* _BRIEF_
Exactly reproduce the lines that run from the one containing "What TikZ code" through the one containing "(1047,295) -- (1047,7)", ends included, with no pictures.

* _RECORDS FOR THE TASK_
▼

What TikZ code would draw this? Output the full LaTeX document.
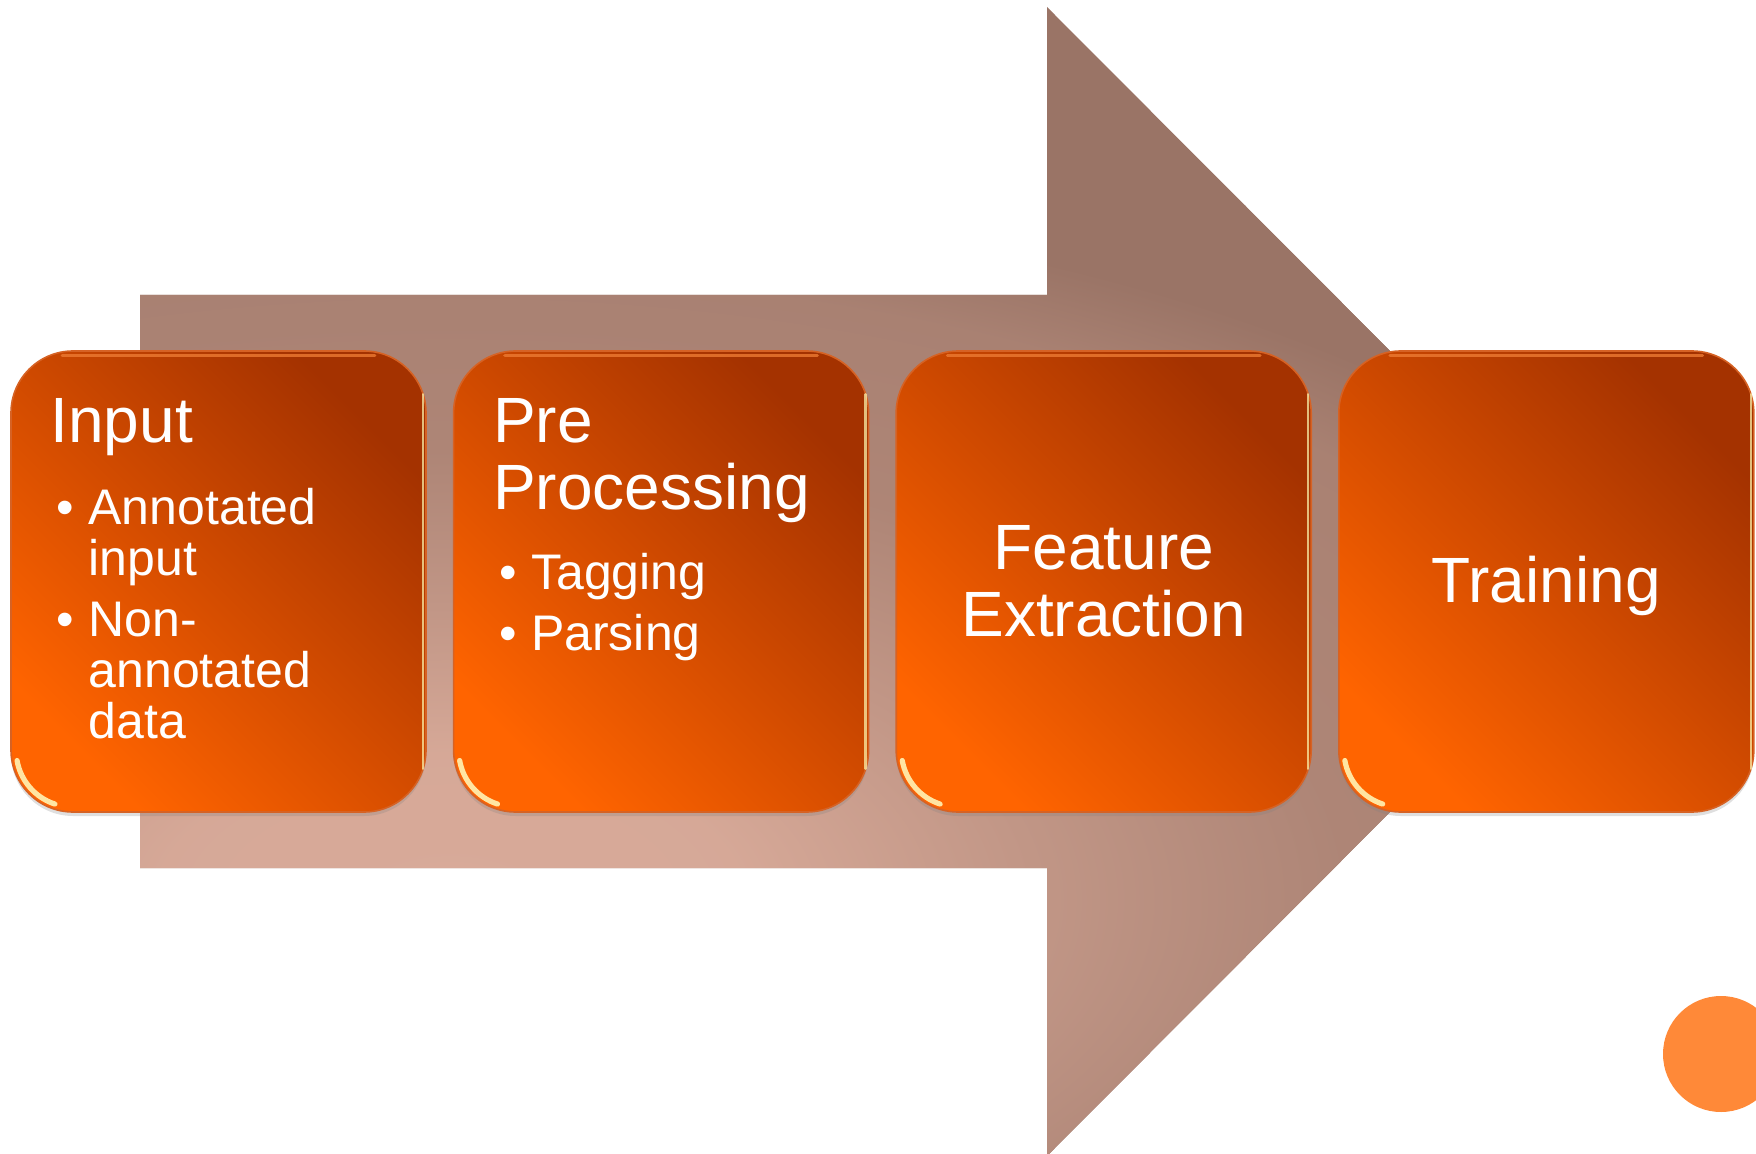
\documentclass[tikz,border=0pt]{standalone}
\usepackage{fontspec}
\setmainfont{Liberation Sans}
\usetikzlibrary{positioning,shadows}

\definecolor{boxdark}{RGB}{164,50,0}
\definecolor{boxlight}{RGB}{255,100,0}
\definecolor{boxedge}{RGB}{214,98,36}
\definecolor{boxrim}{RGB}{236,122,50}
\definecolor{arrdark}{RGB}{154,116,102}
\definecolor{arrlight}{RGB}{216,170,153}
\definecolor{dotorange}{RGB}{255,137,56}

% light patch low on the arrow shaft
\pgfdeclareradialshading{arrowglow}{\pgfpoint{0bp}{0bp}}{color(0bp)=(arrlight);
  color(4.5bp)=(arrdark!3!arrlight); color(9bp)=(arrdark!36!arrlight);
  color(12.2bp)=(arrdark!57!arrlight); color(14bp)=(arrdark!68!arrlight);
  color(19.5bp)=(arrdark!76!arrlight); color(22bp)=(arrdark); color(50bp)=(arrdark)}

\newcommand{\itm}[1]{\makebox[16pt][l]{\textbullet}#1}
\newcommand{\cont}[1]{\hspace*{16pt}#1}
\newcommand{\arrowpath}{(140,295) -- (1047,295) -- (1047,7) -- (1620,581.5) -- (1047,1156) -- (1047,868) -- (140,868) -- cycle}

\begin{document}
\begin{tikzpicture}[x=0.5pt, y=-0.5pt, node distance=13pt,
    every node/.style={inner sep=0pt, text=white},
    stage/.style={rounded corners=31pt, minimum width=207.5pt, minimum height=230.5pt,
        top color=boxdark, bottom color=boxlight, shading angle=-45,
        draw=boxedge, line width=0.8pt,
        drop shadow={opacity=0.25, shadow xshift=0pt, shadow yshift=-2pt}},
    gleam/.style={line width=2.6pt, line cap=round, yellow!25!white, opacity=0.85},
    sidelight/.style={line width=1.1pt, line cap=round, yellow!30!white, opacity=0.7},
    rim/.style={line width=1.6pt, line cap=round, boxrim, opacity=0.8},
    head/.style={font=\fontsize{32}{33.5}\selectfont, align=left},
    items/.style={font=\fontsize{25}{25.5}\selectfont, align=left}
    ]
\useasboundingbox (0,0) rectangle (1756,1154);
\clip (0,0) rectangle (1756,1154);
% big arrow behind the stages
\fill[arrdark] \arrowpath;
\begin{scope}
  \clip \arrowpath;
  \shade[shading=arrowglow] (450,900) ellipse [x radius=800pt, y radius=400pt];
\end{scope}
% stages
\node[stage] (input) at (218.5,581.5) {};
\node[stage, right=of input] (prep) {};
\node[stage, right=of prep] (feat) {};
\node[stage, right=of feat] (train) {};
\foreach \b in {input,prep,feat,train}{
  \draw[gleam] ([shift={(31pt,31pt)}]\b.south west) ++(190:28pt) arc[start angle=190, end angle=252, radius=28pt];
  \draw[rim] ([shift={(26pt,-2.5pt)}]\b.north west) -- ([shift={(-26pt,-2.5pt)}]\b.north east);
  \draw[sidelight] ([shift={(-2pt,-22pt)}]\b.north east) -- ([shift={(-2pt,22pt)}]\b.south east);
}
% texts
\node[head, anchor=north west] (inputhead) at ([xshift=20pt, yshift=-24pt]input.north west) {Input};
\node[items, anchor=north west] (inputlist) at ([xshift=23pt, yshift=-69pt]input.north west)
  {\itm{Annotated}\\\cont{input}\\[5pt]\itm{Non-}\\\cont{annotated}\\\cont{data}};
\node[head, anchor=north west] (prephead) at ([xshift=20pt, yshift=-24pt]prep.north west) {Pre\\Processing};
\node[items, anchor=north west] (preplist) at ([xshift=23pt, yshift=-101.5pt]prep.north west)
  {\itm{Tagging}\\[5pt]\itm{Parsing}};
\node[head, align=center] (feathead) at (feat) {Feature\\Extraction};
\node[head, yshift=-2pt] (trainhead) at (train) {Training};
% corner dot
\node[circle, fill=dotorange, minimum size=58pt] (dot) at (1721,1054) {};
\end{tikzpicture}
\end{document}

▲
▼

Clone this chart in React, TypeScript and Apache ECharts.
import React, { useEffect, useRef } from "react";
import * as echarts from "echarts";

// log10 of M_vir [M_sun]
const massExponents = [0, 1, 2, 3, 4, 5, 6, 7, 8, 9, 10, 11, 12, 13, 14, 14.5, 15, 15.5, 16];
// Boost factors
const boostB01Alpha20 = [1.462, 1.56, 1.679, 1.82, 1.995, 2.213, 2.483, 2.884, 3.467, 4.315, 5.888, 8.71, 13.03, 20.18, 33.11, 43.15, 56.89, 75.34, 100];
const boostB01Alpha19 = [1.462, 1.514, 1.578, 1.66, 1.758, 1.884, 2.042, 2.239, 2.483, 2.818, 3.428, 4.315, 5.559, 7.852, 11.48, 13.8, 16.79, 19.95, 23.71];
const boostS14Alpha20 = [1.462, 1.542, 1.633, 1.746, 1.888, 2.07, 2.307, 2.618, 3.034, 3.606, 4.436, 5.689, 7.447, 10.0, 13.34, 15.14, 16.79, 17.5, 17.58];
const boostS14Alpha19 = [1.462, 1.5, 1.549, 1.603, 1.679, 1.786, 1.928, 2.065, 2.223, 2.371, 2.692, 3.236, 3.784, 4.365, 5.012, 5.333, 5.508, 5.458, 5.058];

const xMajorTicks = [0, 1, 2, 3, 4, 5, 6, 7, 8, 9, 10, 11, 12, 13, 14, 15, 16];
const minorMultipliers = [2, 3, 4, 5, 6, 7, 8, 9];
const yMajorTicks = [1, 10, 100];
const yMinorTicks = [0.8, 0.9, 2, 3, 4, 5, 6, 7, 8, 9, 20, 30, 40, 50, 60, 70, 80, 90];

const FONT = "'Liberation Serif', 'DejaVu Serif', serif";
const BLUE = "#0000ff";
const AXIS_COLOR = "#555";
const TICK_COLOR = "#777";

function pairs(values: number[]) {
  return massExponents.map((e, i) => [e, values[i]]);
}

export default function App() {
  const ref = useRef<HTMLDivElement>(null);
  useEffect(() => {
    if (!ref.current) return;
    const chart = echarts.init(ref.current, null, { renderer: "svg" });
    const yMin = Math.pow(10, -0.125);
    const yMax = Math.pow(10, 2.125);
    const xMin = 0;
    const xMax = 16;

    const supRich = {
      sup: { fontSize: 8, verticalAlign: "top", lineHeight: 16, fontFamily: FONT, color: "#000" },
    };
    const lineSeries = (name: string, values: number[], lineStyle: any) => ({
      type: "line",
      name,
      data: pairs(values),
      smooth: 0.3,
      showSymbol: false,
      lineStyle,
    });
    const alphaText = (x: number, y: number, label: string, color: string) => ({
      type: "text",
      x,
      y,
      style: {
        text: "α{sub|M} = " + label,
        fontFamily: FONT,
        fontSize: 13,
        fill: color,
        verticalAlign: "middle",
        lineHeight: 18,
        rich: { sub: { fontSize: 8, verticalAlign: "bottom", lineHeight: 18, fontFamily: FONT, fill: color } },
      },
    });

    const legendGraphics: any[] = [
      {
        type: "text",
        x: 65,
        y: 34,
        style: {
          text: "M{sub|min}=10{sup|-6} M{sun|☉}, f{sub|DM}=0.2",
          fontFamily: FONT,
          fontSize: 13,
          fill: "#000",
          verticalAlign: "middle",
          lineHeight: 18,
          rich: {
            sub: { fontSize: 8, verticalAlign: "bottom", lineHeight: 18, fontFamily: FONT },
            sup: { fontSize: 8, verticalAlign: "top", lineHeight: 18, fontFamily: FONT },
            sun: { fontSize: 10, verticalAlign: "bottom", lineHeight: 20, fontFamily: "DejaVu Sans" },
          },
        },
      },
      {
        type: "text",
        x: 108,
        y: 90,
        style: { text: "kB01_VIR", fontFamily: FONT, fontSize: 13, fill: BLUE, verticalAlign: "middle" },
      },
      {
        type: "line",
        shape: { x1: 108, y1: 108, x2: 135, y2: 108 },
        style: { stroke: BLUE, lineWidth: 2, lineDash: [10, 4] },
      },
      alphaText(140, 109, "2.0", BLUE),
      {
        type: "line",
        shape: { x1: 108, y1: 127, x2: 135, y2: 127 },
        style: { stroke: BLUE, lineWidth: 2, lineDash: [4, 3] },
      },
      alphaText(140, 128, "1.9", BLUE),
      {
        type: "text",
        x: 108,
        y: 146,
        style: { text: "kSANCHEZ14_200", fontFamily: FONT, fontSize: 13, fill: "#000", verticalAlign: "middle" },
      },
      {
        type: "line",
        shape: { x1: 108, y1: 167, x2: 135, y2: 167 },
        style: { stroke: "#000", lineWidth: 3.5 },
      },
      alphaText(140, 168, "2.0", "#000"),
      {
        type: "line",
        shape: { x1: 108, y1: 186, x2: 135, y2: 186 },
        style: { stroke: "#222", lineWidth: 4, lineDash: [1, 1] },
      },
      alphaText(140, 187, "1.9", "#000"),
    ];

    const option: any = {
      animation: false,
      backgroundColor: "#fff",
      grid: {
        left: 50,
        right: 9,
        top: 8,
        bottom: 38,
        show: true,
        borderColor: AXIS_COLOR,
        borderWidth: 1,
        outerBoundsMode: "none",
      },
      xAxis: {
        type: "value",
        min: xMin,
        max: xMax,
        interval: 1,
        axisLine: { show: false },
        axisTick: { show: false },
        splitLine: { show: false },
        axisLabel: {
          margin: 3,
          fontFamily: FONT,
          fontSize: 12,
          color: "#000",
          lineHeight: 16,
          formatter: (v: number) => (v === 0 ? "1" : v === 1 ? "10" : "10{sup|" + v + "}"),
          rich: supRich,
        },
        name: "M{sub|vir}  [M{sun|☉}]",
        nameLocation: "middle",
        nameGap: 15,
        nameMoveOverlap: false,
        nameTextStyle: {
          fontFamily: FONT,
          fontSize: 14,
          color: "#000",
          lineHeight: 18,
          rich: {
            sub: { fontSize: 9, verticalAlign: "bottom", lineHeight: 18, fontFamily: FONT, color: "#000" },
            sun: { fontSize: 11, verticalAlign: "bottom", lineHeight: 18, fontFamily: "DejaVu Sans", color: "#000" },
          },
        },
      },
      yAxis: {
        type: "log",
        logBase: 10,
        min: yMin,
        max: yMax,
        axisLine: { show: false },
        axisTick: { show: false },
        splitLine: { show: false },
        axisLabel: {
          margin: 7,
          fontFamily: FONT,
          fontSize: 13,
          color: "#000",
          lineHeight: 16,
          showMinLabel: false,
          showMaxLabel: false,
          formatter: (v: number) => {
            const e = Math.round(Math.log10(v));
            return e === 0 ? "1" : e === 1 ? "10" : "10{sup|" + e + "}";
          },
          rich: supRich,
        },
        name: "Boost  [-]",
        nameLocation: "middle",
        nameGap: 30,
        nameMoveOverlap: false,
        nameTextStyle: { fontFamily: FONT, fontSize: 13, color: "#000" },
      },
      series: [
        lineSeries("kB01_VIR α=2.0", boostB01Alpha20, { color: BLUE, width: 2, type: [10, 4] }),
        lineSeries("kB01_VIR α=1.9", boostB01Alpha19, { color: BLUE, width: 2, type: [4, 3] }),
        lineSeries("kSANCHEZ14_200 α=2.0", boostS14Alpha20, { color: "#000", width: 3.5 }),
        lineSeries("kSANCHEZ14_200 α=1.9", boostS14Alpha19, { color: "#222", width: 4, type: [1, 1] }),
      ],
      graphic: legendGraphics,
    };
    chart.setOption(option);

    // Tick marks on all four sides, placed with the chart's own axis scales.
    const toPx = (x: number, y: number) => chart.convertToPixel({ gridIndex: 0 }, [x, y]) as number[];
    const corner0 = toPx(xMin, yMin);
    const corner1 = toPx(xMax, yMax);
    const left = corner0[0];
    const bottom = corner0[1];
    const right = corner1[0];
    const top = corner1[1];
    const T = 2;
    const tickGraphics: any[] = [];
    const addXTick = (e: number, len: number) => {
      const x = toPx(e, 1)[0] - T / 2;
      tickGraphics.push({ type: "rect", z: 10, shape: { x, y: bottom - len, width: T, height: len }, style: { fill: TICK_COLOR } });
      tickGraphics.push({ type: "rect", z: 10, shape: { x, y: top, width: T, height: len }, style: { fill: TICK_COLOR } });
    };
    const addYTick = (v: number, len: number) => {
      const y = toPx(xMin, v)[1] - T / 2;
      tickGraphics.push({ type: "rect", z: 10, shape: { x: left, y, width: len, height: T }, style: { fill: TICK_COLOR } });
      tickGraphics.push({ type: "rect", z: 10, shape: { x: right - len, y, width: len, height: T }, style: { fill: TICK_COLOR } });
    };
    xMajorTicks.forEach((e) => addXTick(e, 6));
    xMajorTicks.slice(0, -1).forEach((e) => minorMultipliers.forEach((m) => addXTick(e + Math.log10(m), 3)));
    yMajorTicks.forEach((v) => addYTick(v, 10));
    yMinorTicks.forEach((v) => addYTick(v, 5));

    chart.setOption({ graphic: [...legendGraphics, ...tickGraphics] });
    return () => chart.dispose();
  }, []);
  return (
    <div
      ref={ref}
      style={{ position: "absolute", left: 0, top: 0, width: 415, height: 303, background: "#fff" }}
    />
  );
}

▲

* _COMPLETE OUTPUT_
What TikZ code would draw this? Output the full LaTeX document.
\documentclass[tikz,border=0pt]{standalone}
\usepackage{fontspec}
\setmainfont{Liberation Sans}
\usetikzlibrary{positioning,shadows}

\definecolor{boxdark}{RGB}{164,50,0}
\definecolor{boxlight}{RGB}{255,100,0}
\definecolor{boxedge}{RGB}{214,98,36}
\definecolor{boxrim}{RGB}{236,122,50}
\definecolor{arrdark}{RGB}{154,116,102}
\definecolor{arrlight}{RGB}{216,170,153}
\definecolor{dotorange}{RGB}{255,137,56}

% light patch low on the arrow shaft
\pgfdeclareradialshading{arrowglow}{\pgfpoint{0bp}{0bp}}{color(0bp)=(arrlight);
  color(4.5bp)=(arrdark!3!arrlight); color(9bp)=(arrdark!36!arrlight);
  color(12.2bp)=(arrdark!57!arrlight); color(14bp)=(arrdark!68!arrlight);
  color(19.5bp)=(arrdark!76!arrlight); color(22bp)=(arrdark); color(50bp)=(arrdark)}

\newcommand{\itm}[1]{\makebox[16pt][l]{\textbullet}#1}
\newcommand{\cont}[1]{\hspace*{16pt}#1}
\newcommand{\arrowpath}{(140,295) -- (1047,295) -- (1047,7) -- (1620,581.5) -- (1047,1156) -- (1047,868) -- (140,868) -- cycle}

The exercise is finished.